No dia 21 de março, a cantora, compositora e artista multimídia Brisa Flow lança o clipe de “De Dentro Dos Seus Olhos”, faixa de “Janequeo” (2022), seu último álbum. Filmado em Picinguaba (Ubatuba/SP), com criação e direção da própria Brisa ao lado da Espelho Lunar Cine, é uma celebração à maternidade e um afronte ao machismo.
“A maternidade é uma das coisas mais desafiadoras da minha vida. Gestar, nutrir, criar são processos que envolvem dedicação, amor e muita criatividade. Mas infelizmente, como na maioria das profissões, se você é artista e mãe, com certeza vai passar situações machistas no trabalho, na rua e muitas até na própria família”, expõe Brisa.
Ela acaba de dar à luz ao seu segundo filho e manteve a gestação com discrição por considerar um momento muito íntimo e particular. Ainda estava em turnê do disco “Janaqueo” e precisava lidar com suas emoções. “Tomei a decisão de ser reservada quando assisti dois vídeos: um sobre o figurino da Erykah Badu, onde ela lembra que, para não perder os trampos, não contou que estava grávida de uma de suas filhas; o outro, de um cara falando sobre a turnê da Lauryn no Brasil. Ele foi péssimo ao dizer que na turnê deram várias coisas erradas, começando pelo fato de ela estar grávida. Pensei que abordariam o tema, mas na verdade eram problemas técnicos que poderiam ter acontecido com qualquer artista, não tinha nada a ver com a gravidez. A partir daí, decidi manter minha gestação o mais privada possível, o que não me livrou de comentários desnecessários”.
Brisa lembra que o que mais gostava de fazer para relaxar, enquanto lidava com suas emoções, era cantar e que as pessoas tentavam convencê-la de que não podia. Conta que cuida da alimentação, faz hidroginástica, pilates e que, mesmo assim, era questionada o tempo todo sobre o que iria fazer quando tivesse outro filho.
“A sociedade está sempre pronta para julgar uma mãe, mas nunca pronta para acolhê-la. Vemos isso nos espaços que não temos pra crianças e mães. Vemos isso no próprio sistema de saúde do Brasil, seja particular ou público, onde o bem estar do bebê e da mulher muitas vezes não são respeitados. Sem falar no racismo que nós, mulheres indígenas e pretas, passamos para poder ter nossos filhos. Desde o pré-natal até o parto e a amamentação. É luta atrás de luta. E ainda nos tiram a oportunidade de continuar trabalhando, pois as mães são as menos contratadas e recebem mal. Muitas vezes somos tiradas de loucas quando as emoções transbordam e não damos conta de segurar a pressão”.
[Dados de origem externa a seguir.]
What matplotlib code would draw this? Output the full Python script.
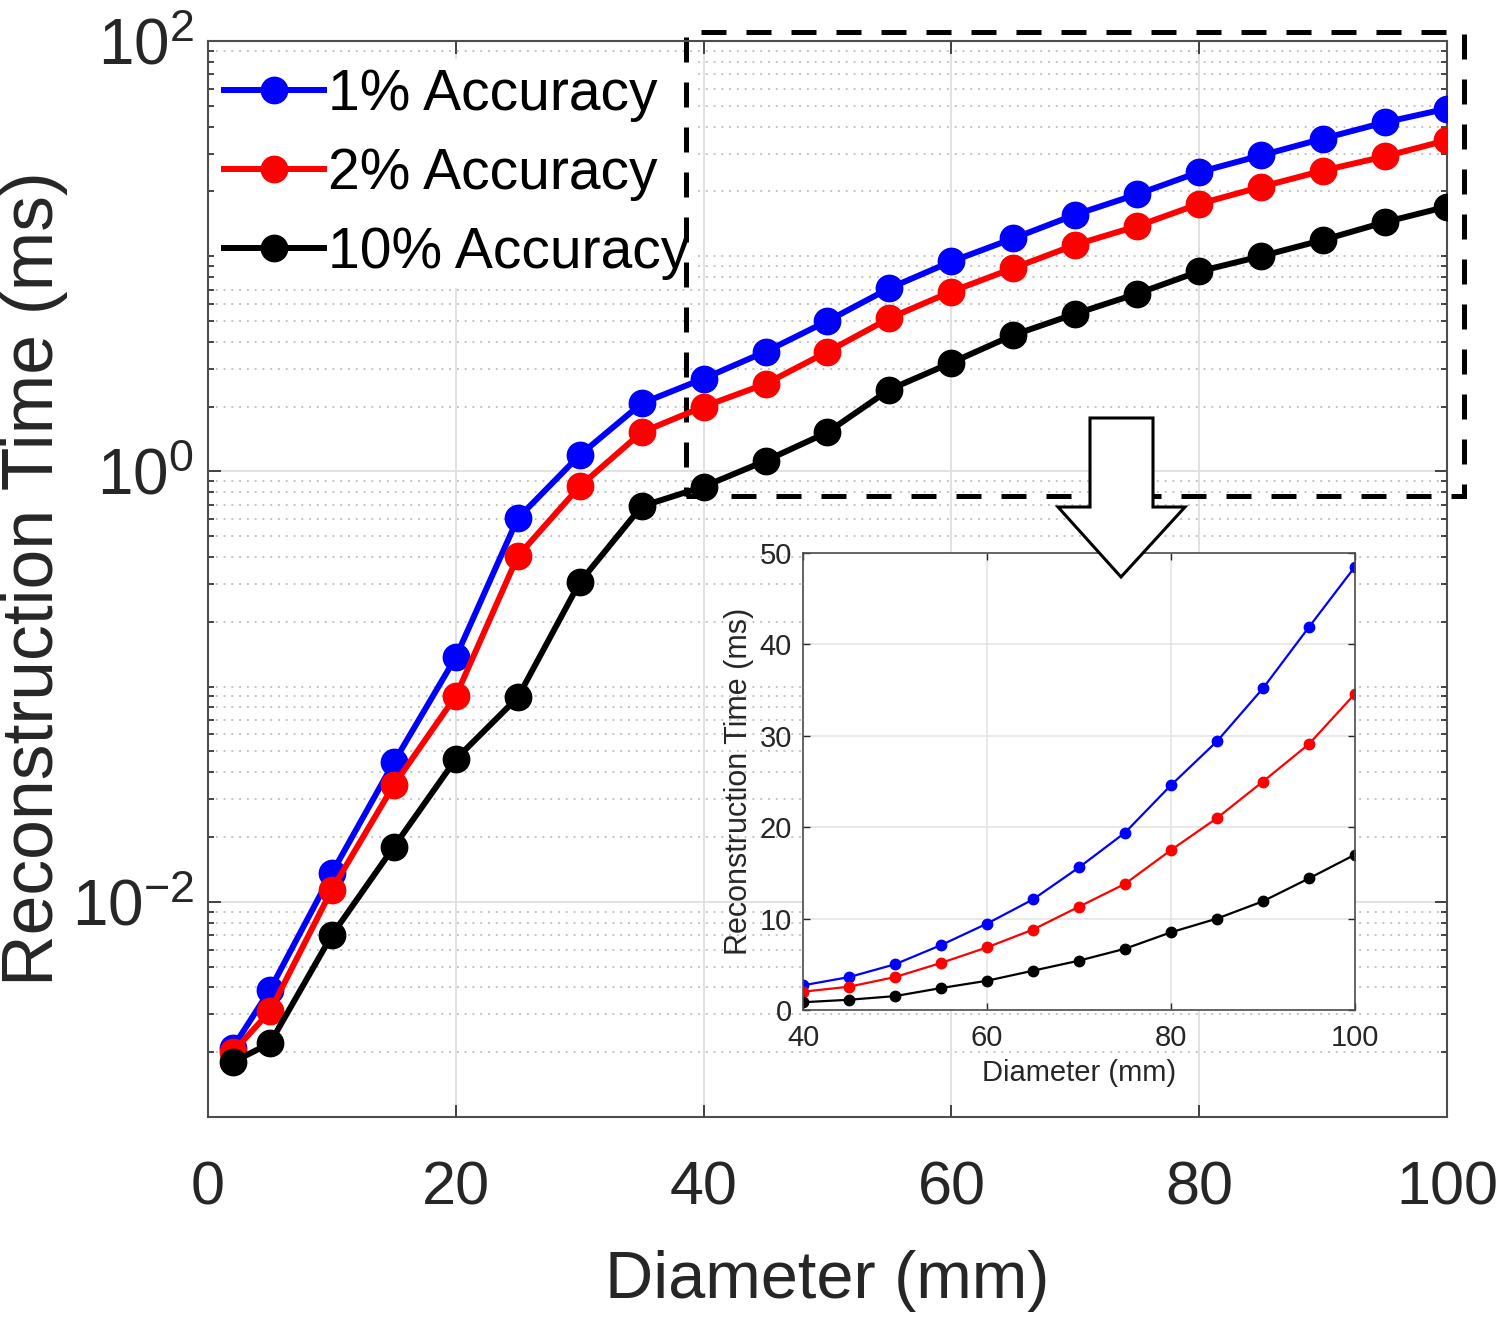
import matplotlib
matplotlib.use('Agg')
import matplotlib.pyplot as plt
import numpy as np
from matplotlib.patches import Rectangle, Polygon
from matplotlib.ticker import FixedLocator, FixedFormatter, LogLocator, NullFormatter

# data (times in ms)
diameter = [2, 5, 10, 15, 20, 25, 30, 35, 40, 45, 50, 55, 60, 65, 70, 75, 80, 85, 90, 95, 100]
acc_1 = [0.0021, 0.0039, 0.0136, 0.0445, 0.137, 0.605, 1.19, 2.07, 2.7, 3.6, 5.0, 7.1,
         9.45, 12.1, 15.6, 19.4, 24.6, 29.4, 35.2, 41.9, 48.5]
acc_2 = [0.0020, 0.0031, 0.0114, 0.0349, 0.0904, 0.403, 0.852, 1.52, 2.0, 2.55, 3.6, 5.15,
         6.85, 8.8, 11.3, 13.8, 17.5, 21.0, 25.0, 29.1, 34.6]
acc_10 = [0.0018, 0.0022, 0.0070, 0.018, 0.046, 0.089, 0.305, 0.688, 0.85, 1.12, 1.52, 2.4,
          3.2, 4.3, 5.4, 6.7, 8.5, 10.0, 11.9, 14.4, 17.0]
labels = ['1% Accuracy', '2% Accuracy', '10% Accuracy']
colors = ['#0000ff', '#ff0000', '#000000']

main_xticks = [0, 20, 40, 60, 80, 100]
main_yticks = [1e-2, 1e0, 1e2]
main_yticklabels = [r'$\mathregular{10^{-2}}$', r'$\mathregular{10^{0}}$', r'$\mathregular{10^{2}}$']
inset_xticks = [40, 60, 80, 100]
inset_yticks = [0, 10, 20, 30, 40, 50]

plt.rcParams['font.family'] = ['Liberation Sans', 'DejaVu Sans']
plt.rcParams['mathtext.fontset'] = 'custom'
plt.rcParams['mathtext.rm'] = 'Liberation Sans'
plt.rcParams['mathtext.it'] = 'Liberation Sans'
plt.rcParams['mathtext.bf'] = 'Liberation Sans'

txt = '#262626'
W, H = 1500, 1317
fig = plt.figure(figsize=(15, 13.17), dpi=100)

# main log plot
ax = fig.add_axes([208 / W, 1 - 1117 / H, 1239 / W, 1076 / H])
for ys, c, lab in zip([acc_1, acc_2, acc_10], colors, labels):
    ax.plot(diameter, ys, '-o', color=c, lw=4.3, ms=19, label=lab, zorder=3)
ax.set_yscale('log')
ax.set_xlim(0, 100)
ax.set_ylim(1e-3, 1e2)
ax.set_xticks(main_xticks)
ax.yaxis.set_major_locator(FixedLocator(main_yticks))
ax.yaxis.set_major_formatter(FixedFormatter(main_yticklabels))
ax.yaxis.set_minor_locator(LogLocator(base=10, subs=np.arange(1, 10), numticks=30))
ax.yaxis.set_minor_formatter(NullFormatter())
ax.grid(True, which='major', color='#dedede', lw=1.3)
ax.grid(True, which='minor', axis='y', color='#c4c4c4', lw=1.4, ls=(0, (1, 3)))
ax.tick_params(which='both', direction='in', top=True, right=True, colors=txt, width=1.2)
ax.tick_params(which='major', length=9)
ax.tick_params(which='minor', length=4.5)
ax.tick_params(axis='x', labelsize=44, pad=31)
ax.tick_params(axis='y', labelsize=46, pad=10)
for s in ax.spines.values():
    s.set_color('#4d4d4d')
    s.set_linewidth(1.5)
ax.set_xlabel('Diameter (mm)', fontsize=48, color=txt, labelpad=24)
ax.set_ylabel('Reconstruction Time (ms)', fontsize=51.5, color=txt)
ax.yaxis.set_label_coords(-0.113, 0.5)

leg = ax.legend(loc='upper left', bbox_to_anchor=(0.006, 0.983), fontsize=41,
                handlelength=1.75, handletextpad=0.08, labelspacing=0.44,
                borderpad=0.15, borderaxespad=0, frameon=True, fancybox=False)
leg.get_frame().set_edgecolor('none')
leg.get_frame().set_facecolor('white')
leg.get_frame().set_alpha(1)
leg.set_zorder(2)

# dashed box marking the zoomed region
box = Rectangle((38.6, 0.77), 62.8, 110 - 0.77, fill=False, ec='black', lw=3.6,
                ls=(0, (5, 4)), clip_on=False, zorder=2.5)
ax.add_patch(box)

# inset on a linear scale
sel = np.array(diameter) >= 40
ax2 = fig.add_axes([803 / W, 1 - 1010 / H, 552 / W, 457 / H], zorder=10)
for ys, c in zip([acc_1, acc_2, acc_10], colors):
    ax2.plot(np.array(diameter)[sel], np.array(ys)[sel], '-o', color=c, lw=1.6, ms=7.5)
ax2.set_xlim(40, 100)
ax2.set_ylim(0, 50)
ax2.set_xticks(inset_xticks)
ax2.set_yticks(inset_yticks)
ax2.grid(True, color='#e3e3e3', lw=1.1)
ax2.tick_params(direction='in', top=True, right=True, colors=txt, length=5, width=1,
                labelsize=21)
ax2.tick_params(axis='x', pad=10)
ax2.tick_params(axis='y', pad=8)
for s in ax2.spines.values():
    s.set_color('#4d4d4d')
    s.set_linewidth(1.2)
ax2.set_xlabel('Diameter (mm)', fontsize=21, color=txt, labelpad=5)
ax2.set_ylabel('Reconstruction Time (ms)', fontsize=22, color=txt, labelpad=4)

# hollow arrow pointing to the inset
arrow_px = [(1090, 418), (1153, 418), (1153, 507), (1185, 507), (1121, 577),
            (1058, 507), (1090, 507)]
arrow = Polygon([(x / W, 1 - y / H) for x, y in arrow_px], closed=True,
                facecolor='white', edgecolor='black', lw=2.2,
                transform=fig.transFigure, zorder=11)
fig.add_artist(arrow)

fig.savefig('out.png', dpi=100)
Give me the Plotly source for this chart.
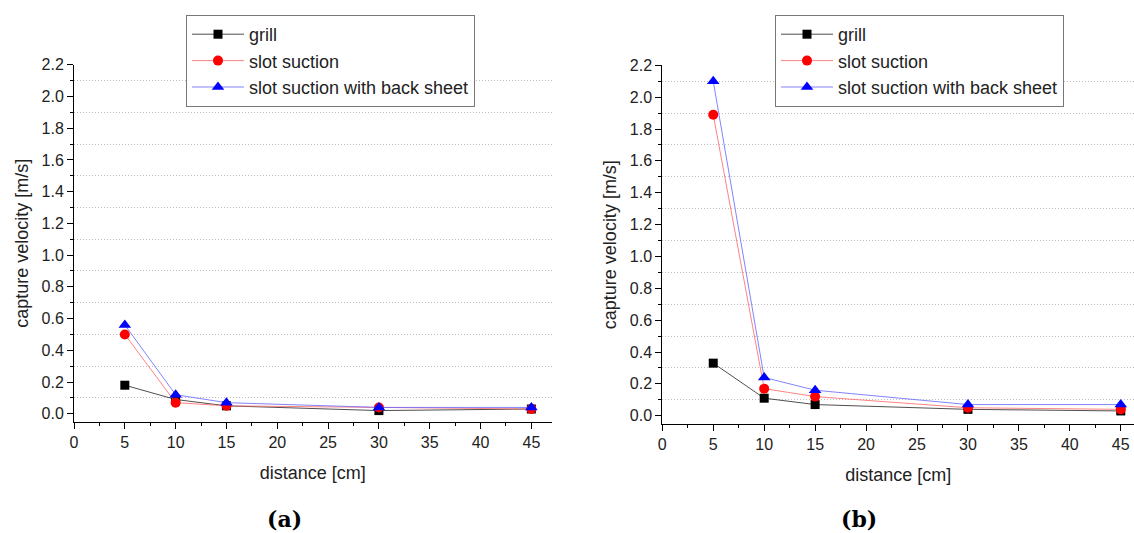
import plotly.graph_objects as go

distance = [5, 10, 15, 30, 45]
series_names = ["grill", "slot suction", "slot suction with back sheet"]

# panel (a)
a_grill = [0.18, 0.09, 0.05, 0.02, 0.03]
a_slot = [0.50, 0.07, 0.05, 0.04, 0.03]
a_back = [0.56, 0.12, 0.07, 0.04, 0.04]

# panel (b)
b_grill = [0.33, 0.11, 0.07, 0.04, 0.03]
b_slot = [1.89, 0.17, 0.12, 0.05, 0.04]
b_back = [2.10, 0.24, 0.16, 0.07, 0.07]

panel_labels = ["(a)", "(b)"]

W, H = 1134, 533
FONT = "Liberation Sans, Arial, sans-serif"

styles = [
    dict(line=dict(color="rgba(60,60,60,0.9)", width=1), marker=dict(symbol="square", color="black", size=9)),
    dict(line=dict(color="rgba(255,100,100,0.8)", width=1), marker=dict(symbol="circle", color="red", size=10)),
    dict(line=dict(color="rgba(100,100,255,0.8)", width=1), marker=dict(symbol="triangle-up", color="blue", size=11)),
]

fig = go.Figure()
panels = [(a_grill, a_slot, a_back), (b_grill, b_slot, b_back)]
for p, data in enumerate(panels):
    xa = "x" if p == 0 else "x2"
    ya = "y" if p == 0 else "y2"
    lg = "legend" if p == 0 else "legend2"
    for s, vals in enumerate(data):
        fig.add_trace(go.Scatter(
            x=distance, y=vals, mode="lines+markers", name=series_names[s],
            xaxis=xa, yaxis=ya, legend=lg, cliponaxis=False, **styles[s]))

def px_x(v):
    return v / W

def px_y(v):
    return (H - v) / H

TICKFONT = dict(family=FONT, size=16, color="#222")
TITLEFONT = dict(family=FONT, size=18, color="#222")

axis_common = dict(
    showline=True, linecolor="black", linewidth=1, ticks="outside", ticklen=6,
    tickcolor="black", tickfont=TICKFONT, automargin=False,
    zeroline=False, showgrid=False,
)

xminor = dict(dtick=2.5, ticks="outside", ticklen=3, tickcolor="black")
yminor = dict(dtick=0.1, ticks="outside", ticklen=3, tickcolor="black",
              showgrid=True, gridcolor="#bdbdbd", griddash="1px,2px", gridwidth=1)

legend_common = dict(
    xanchor="left", yanchor="top", bgcolor="white", bordercolor="#777", borderwidth=1,
    font=dict(family=FONT, size=18, color="#222"), tracegroupgap=0, itemwidth=52,
)

fig.update_layout(
    width=W, height=H, margin=dict(l=0, r=0, t=0, b=0),
    plot_bgcolor="white", paper_bgcolor="white",
    font=dict(family=FONT, color="#222"),
    xaxis=dict(domain=[px_x(74), px_x(551.7)], range=[0, 47], anchor="y",
               tick0=0, dtick=5, minor=xminor,
               title=dict(text="distance [cm]", font=TITLEFONT, standoff=16),
               **axis_common),
    yaxis=dict(domain=[px_y(421.7), px_y(64.7)], range=[-0.05, 2.2], anchor="x",
               tick0=0, dtick=0.2, tickformat=".1f", minor=yminor,
               title=dict(text="capture velocity [m/s]", font=TITLEFONT, standoff=8),
               **axis_common),
    xaxis2=dict(domain=[px_x(662.3), 1.0], range=[0, 46.3], anchor="y2",
                tick0=0, dtick=5, minor=xminor,
                title=dict(text="distance [cm]", font=TITLEFONT, standoff=16),
                **axis_common),
    yaxis2=dict(domain=[px_y(424), px_y(65.3)], range=[-0.052, 2.2], anchor="x2",
                tick0=0, dtick=0.2, tickformat=".1f", minor=yminor,
                title=dict(text="capture velocity [m/s]", font=TITLEFONT, standoff=8),
                **axis_common),
    legend=dict(x=px_x(186), y=px_y(15), **legend_common),
    legend2=dict(x=px_x(775), y=px_y(15), **legend_common),
    annotations=[
        dict(text="<b>%s</b>" % panel_labels[0], x=px_x(284), y=px_y(519), xref="paper", yref="paper",
             xanchor="center", yanchor="middle",
             showarrow=False, font=dict(family="DejaVu Serif, serif", size=22, color="black")),
        dict(text="<b>%s</b>" % panel_labels[1], x=px_x(859), y=px_y(519), xref="paper", yref="paper",
             xanchor="center", yanchor="middle",
             showarrow=False, font=dict(family="DejaVu Serif, serif", size=22, color="black")),
    ],
)

fig.write_html("out.html", config={"displayModeBar": False},
               post_script="document.body.style.margin='0';document.body.style.overflow='hidden';")
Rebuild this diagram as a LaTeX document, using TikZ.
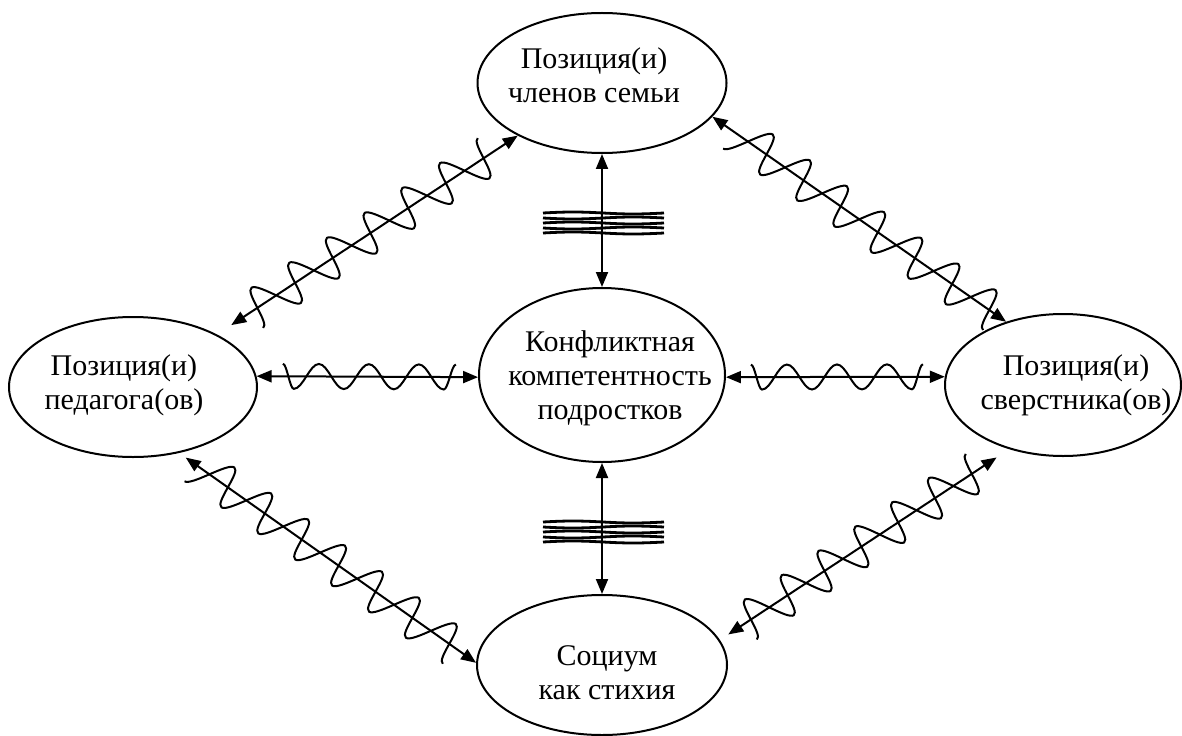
\documentclass[tikz,border=0pt]{standalone}
\usepackage{fontspec}
\setmainfont{Liberation Serif}
\usetikzlibrary{shapes.geometric,arrows.meta,calc}

\tikzstyle{blob}=[ellipse,draw,line width=1pt,inner sep=0pt]
\tikzstyle{txt}=[align=center,inner sep=0pt,font=\fontsize{15}{17}\selectfont]
\tikzstyle{link}=[line width=1pt,<->,>={Triangle[length=7.5pt,width=6pt]}]
\tikzstyle{wave}=[line width=1pt]
\tikzstyle{bundle}=[line width=1.4pt]

% wave laid along a link: start, first crest, half period, crests after the first, end, amplitude
\newcommand\wavy[6]{%
  (#1,#6) cos ({(#1+#2)/2},0) sin (#2,{-(#6)})
  foreach \k in {1,...,#4} {
    cos ({#2+(\k-0.5)*#3},0) sin ({#2+\k*#3},{(#6)*(2*mod(\k,2)-1)})
  }
  cos ({(#2+#4*#3+#5)/2},0) sin (#5,{(#6)*(1-2*mod(#4,2))})}

\begin{document}
\begin{tikzpicture}[x=0.5pt,y=0.5pt]
	\useasboundingbox (0,0) rectangle (1182,735);
	%The ellipses
	\foreach \pos/\ww/\hh/\name in {{(602,652)/124.5pt/70pt/fam}, {(133,348)/124pt/70pt/ped},
									{(602,360)/123pt/87pt/core}, {(1063,350)/118pt/71pt/peer},
									{(602,70)/125pt/70pt/soc}}
		\node[blob,minimum width=\ww,minimum height=\hh] (\name) at \pos {};
	%The texts
	\node[txt] at (594,660) {Позиция(и)\\членов семьи};
	\node[txt] at (124,350) {Позиция(и)\\педагога(ов)};
	\node[txt] at (610,357) {Конфликтная\\компетентность\\подростков};
	\node[txt] at (1076,350) {Позиция(и)\\сверстника(ов)};
	\node[txt] at (607,62) {Социум\\как стихия};
	%The links
	\draw[link] (fam.south) -- (core.north);
	\draw[link] (core.south) -- (soc.north);
	\draw[link] (ped.5) -- (core.181);
	\draw[link] (core.359) -- (peer.176);
	\draw[link,shorten <=8.5pt] (ped.32) -- (fam.212);
	\draw[link] (fam.343) -- (peer.132);
	\draw[link,shorten <=4pt] (ped.305) -- (soc.179);
	\draw[link,shorten <=5pt,shorten >=7.5pt] (soc.12) -- (peer.230);
	%The waves over the links
	\draw[wave] let \p1=($(core.181)-(ped.5)$), \n1={atan2(\y1,\x1)} in
		[shift={(ped.5)},rotate=\n1] \wavy{26.3}{37.3}{25}{6}{199.3}{12.5};
	\draw[wave] let \p1=($(peer.176)-(core.359)$), \n1={atan2(\y1,\x1)} in
		[shift={(core.359)},rotate=\n1] \wavy{25}{36}{25}{6}{197}{12.5};
	\draw[wave] let \p1=($(fam.212)-(ped.32)$), \n1={atan2(\y1,\x1)} in
		[shift={(ped.32)},rotate=\n1,xslant=-0.25] \wavy{37}{59.6}{22.6}{11}{330.8}{-20};
	\draw[wave] let \p1=($(peer.132)-(fam.343)$), \n1={atan2(\y1,\x1)} in
		[shift={(fam.343)},rotate=\n1,xslant=0.25] \wavy{32}{54.6}{22.64}{12}{349}{-20};
	\draw[wave] let \p1=($(soc.179)-(ped.305)$), \n1={atan2(\y1,\x1)} in
		[shift={(ped.305)},rotate=\n1,xslant=0.25] \wavy{25.7}{48.3}{22.6}{12}{342}{-20};
	\draw[wave] let \p1=($(peer.230)-(soc.12)$), \n1={atan2(\y1,\x1)} in
		[shift={(soc.12)},rotate=\n1,xslant=-0.25] \wavy{26.1}{48.15}{22.05}{11}{312.7}{-20};
	%The bundles across the vertical links
	\foreach \base in {502,193}
		\foreach \y/\a in {0/1,5/-1,10/1,15/-1,20/1}
			\draw[bundle] (543,\base+\y) sin (573,\base+\y+\a) cos (603,\base+\y)
				sin (633,\base+\y-\a) cos (664,\base+\y);
\end{tikzpicture}
\end{document}
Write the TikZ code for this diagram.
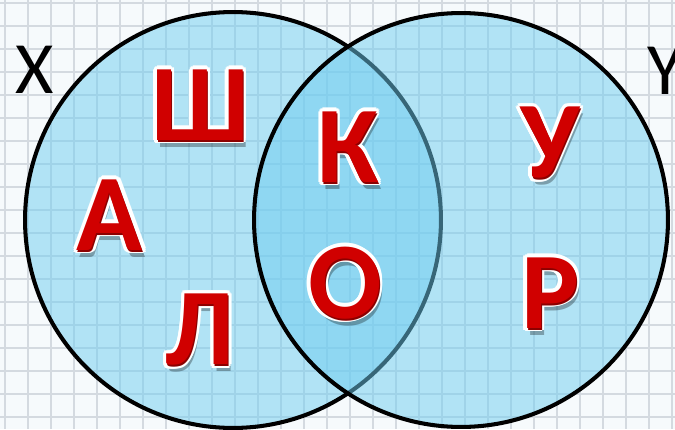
\documentclass[tikz,border=0pt]{standalone}
\usepackage{fontspec}
\setmainfont{Carlito}
\usetikzlibrary{calc}
\definecolor{gridbg}{RGB}{246,250,252}
\definecolor{gridln}{RGB}{212,218,224}
\definecolor{setfill}{RGB}{110,205,240}
\definecolor{lettred}{RGB}{208,0,0}
\definecolor{lettdark}{RGB}{140,0,0}

\begin{document}
\begin{tikzpicture}[x=0.02cm, y=-0.02cm,
  setc/.style={circle, draw=black, line width=2.3pt, fill=setfill, fill opacity=0.5, draw opacity=1},
  lab/.style={font=\fontsize{42}{42}\selectfont, inner sep=0pt},
  letter/.style={font=\fontsize{62}{62}\bfseries\selectfont, text=lettred, inner sep=0pt},
  rim/.style={letter, text=white},
  shade/.style={letter, text=black, text opacity=0.3},
  deep/.style={letter, text=lettdark}
]
\useasboundingbox (0,0) rectangle (675,429);
\fill[gridbg] (0,0) rectangle (675,429);
\foreach \gx in {5,28,...,675} \draw[gridln, line width=1.2pt] (\gx,0) -- (\gx,429);
\foreach \gy in {3,26,...,429} \draw[gridln, line width=1.2pt] (0,\gy) -- (675,\gy);

\node[setc, minimum size=8.32cm] (setx) at (233,220) {};
\node[setc, minimum size=8.28cm] (sety) at (461,220) {};

\foreach \nm/\ch/\px/\py in {sh/Ш/200/105, a/А/110/215, l/Л/200/330,
    k/К/348/147, o/О/345/283, u/У/550/143, r/Р/550/293} {
  \node[shade] at (\px+3,\py+7) {\ch};
  \foreach \a in {0,30,...,330} \node[rim] at ($(\px,\py)+(\a:3.5)$) {\ch};
  \node[deep] at (\px+1,\py+2) {\ch};
  \node[letter] (\nm) at (\px,\py) {\ch};
}

\node[lab] (xlab) at (35,70) {X};
\node[lab] (ylab) at (665,71) {Y};
\end{tikzpicture}
\end{document}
A ideia de filmar o clipe durante a gestação vem da exaustão provocada pelas violências sofridas pelas mães durante todo o processo. “Foi uma forma de transmutar em arte para não esquecermos do quão especial, lindo e único pode ser esse momento para nós. Mulheres indígenas estão lutando contra um genocidio e um epistemicídio dos nossos saberes ancestrais há gerações . Estamos lidando com a morte e o suicídio de nossos jovens (o maior na estatística da juventude brasileira). Fica muito difícil nos dar Newen força todos os dias pra lembrar que somos vida e bem viver, a raiz da nossa Terra Fértil”, orgulha-se. “A nossa sociedade precisa aprender a respeitar, estar ao lado de quem gesta , amamenta, nutre e cria. É preciso que entendam que esse nosso processo é sagrado, para que possamos ter parcerias na criação desses curumins, novos seres que são o nosso futuro. E o mercado da música precisa entender isso na prática, contratando e pagando melhores essas pessoas porque, afinal, somos muites e somos excelentes entregando discos e trabalhos incríveis e férteis, assim como nossa criatividade para podermos criar nossas crianças no meio disso tudo”.